After Israel’s War of Independence in 1948, Levy started wondering why people shouted at him, “Jew, go to Palestine! What are you doing here?”
He decided to leave. In 1949 he boarded a plane – a propeller-powered Dakota – from Khartoum to Lod Airport, with a fuel stop on the Sudan-Egypt border.
His family joined him later. The last to leave Sudan was his brother, who remained until 1960.
Levy forged the age on his immigrant’s card so he could join the Israel Defense Forces. After his discharge he studied mechanics at the Technion, Haifa, and worked for Hayama, a company that built fishing boats. He obtained his second degree in marine engineering in The Netherlands.
After working in Israel Shipyards, he had a stint in England, where, among other things, he served as an adviser to shipping magnate Sammy Ofer.
Back in 1882, following a rebellion by Muhammad Ahmad bin Abd Allah against the Turco-Egyptian government in Sudan, the Egyptian army was defeated and the British governor, Gen. Charles Gordon, killed. The Jews were forced to convert to Islam and marry Sudanese women. The British conquered Sudan again at the end of the 19th century and the Jews were permitted to live as a community again. But when Sudan became independent in 1956, the Jews’ situation took a turn for the worse. “They wanted to be equal, but were accused of spying for Israel,” says Levy.
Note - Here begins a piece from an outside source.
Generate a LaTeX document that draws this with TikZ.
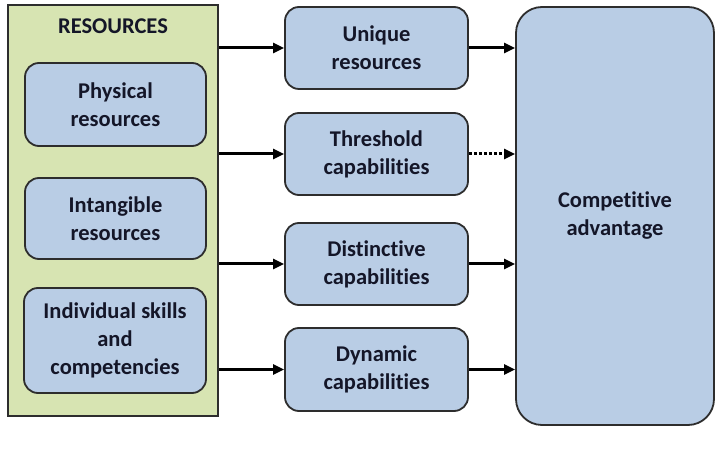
\documentclass[tikz,border=0pt]{standalone}
\usepackage{fontspec}
\setmainfont{Carlito}[Ligatures={NoCommon}]
\usepackage{tikz}
\usepackage{xcolor}
\usetikzlibrary{
    arrows.meta,
    calc,
    positioning
}
\definecolor{resgreen}{RGB}{215,228,178}
\definecolor{boxblue}{RGB}{185,205,229}
\definecolor{edgegray}{RGB}{45,45,45}
\definecolor{txtdark}{RGB}{20,22,40}

\begin{document}
\begin{tikzpicture}[x=1pt, y=-1pt,
    font=\fontsize{22.5}{28}\selectfont\bfseries,
    txt/.style={text=txtdark, align=center},
    blk/.style={draw=edgegray, line width=1.8pt, fill=boxblue, rounded corners=14pt, txt},
    link/.style={line width=3pt, -{Triangle[length=11pt,width=10pt]}}]
                        \useasboundingbox (0, 0) rectangle (716, 470);
                        \node[draw=edgegray, line width=1.6pt, fill=resgreen, minimum width=210pt, minimum height=411pt] (res) at (113, 210.5) {};
                        \node[txt] (restitle) at (113, 26) {RESOURCES};
                        \node[blk, minimum width=181pt, minimum height=83pt] (phys) at (115.5, 104.5) {Physical\\resources};
                        \node[blk, minimum width=181pt, minimum height=81pt] (intang) at (115.5, 218.5) {Intangible\\resources};
                        \node[blk, minimum width=182pt, minimum height=105pt] (skills) at (115, 340.5) {Individual skills\\and\\competencies};

                        \node[blk, minimum width=183pt, minimum height=82pt] (uniq) at (376.5, 48) {Unique\\resources};
                        \node[blk, minimum width=183pt, minimum height=82pt] (thresh) at (376.5, 154) {Threshold\\capabilities};
                        \node[blk, minimum width=183pt, minimum height=82pt] (dist) at (376.5, 264) {Distinctive\\capabilities};
                        \node[blk, minimum width=183pt, minimum height=83pt] (dyn) at (376.5, 369.5) {Dynamic\\capabilities};

                        \node[blk, rounded corners=26pt, minimum width=198pt, minimum height=418pt] (comp) at (615, 216) {Competitive\\advantage};

                        \draw
                        (uniq.west -| res.east) edge[link] (uniq.west)
                        (thresh.west -| res.east) edge[link] (thresh.west)
                        (dist.west -| res.east) edge[link] (dist.west)
                        (dyn.west -| res.east) edge[link] (dyn.west)
                        (uniq.east) edge[link] (uniq.east -| comp.west)
                        (thresh.east) edge[link, dotted] (thresh.east -| comp.west)
                        (dist.east) edge[link] (dist.east -| comp.west)
                        (dyn.east) edge[link] (dyn.east -| comp.west);
                    \end{tikzpicture}
\end{document}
The entire community left Sudan, leaving behind its members’ private and communal property.
“It’s hard to believe how many people from that tiny community did so well in the world,” Levy says proudly. He knows of Sudanese Jews who became extremely wealthy doing business around the world. The long list includes names like Tamam, Gaon and Sarussi, as well as Levy’s own relatives.
“My brother, Morris Levy, became chairman of the multinational engineering and design firm Parsons Brinckerhoff. My cousin, Ezra Shua, was a nuclear engineer who worked on secret projects in the Pentagon,” he says. “And yet, 95 percent of Israelis don’t even know there were Jews in Sudan.”